Lavitt still retains some strong memories of the very hot, humid summers, many flies and mosquitoes, “and all kinds of bugs as well as rats.”

“As a small child I felt that life was just fine. I had the usual toys of the period, went to parks and played with other children in the Hongkew Ghetto. I remember the lane that led into the courtyard of our home at 574/9 Dalien Lu (Dalny Road) in Shanghai. During the rainy season, this road would flood, but the rickshaw drivers would continue in their bare feet as though the road was dry. My parents used to talk about how dif­ficult life was during the war,” she says, adding that she also recalls the air raid sirens sounding during allied bomb­ing runs over Japanese occupied Shanghai. The tiny house where the Schaffer family lived, and where Abraham somehow managed to operate a raincoat factory, with his daughter’s crib pushed into a corner, doesn’t exist anymore, laments Lavitt, whose group also had a “big reception” at the Center of Jewish Studies Shanghai “the most influential research insti­tution on Jewish and Israeli studies in China” situated within the campus of the Shanghai Academy of Social Sciences in the heart of the city.

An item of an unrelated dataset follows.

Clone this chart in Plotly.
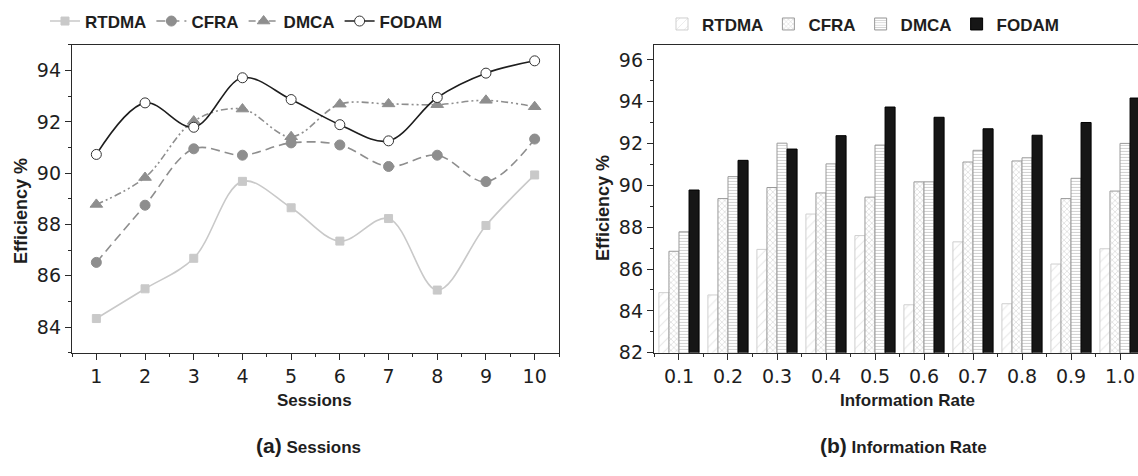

Along with the other par­ticipants, she took part in a banner which has a Star of David sign­ing ceremony in Huo Shan Park (formerly Wayside Park), “where many of us played as children,” in the middle of the Hongkew District.

“The banner is going to UNESCO to ask them to make the whole Hongkew area a World Heritage Site. We also went to the building that housed the Ohel Rachel Synagogue, which is now a museum,” explains Lavitt, who, along with her brother, Bert Schaffer who was born after the family arrived in San Francisco in 1948 had some wartime memorabilia on display during the Shanghai Connection Exhibit (and related events) at the Jewish Heritage Centre in the Asper Campus in2001.

“Many tears were shed. I found it all very emotional.”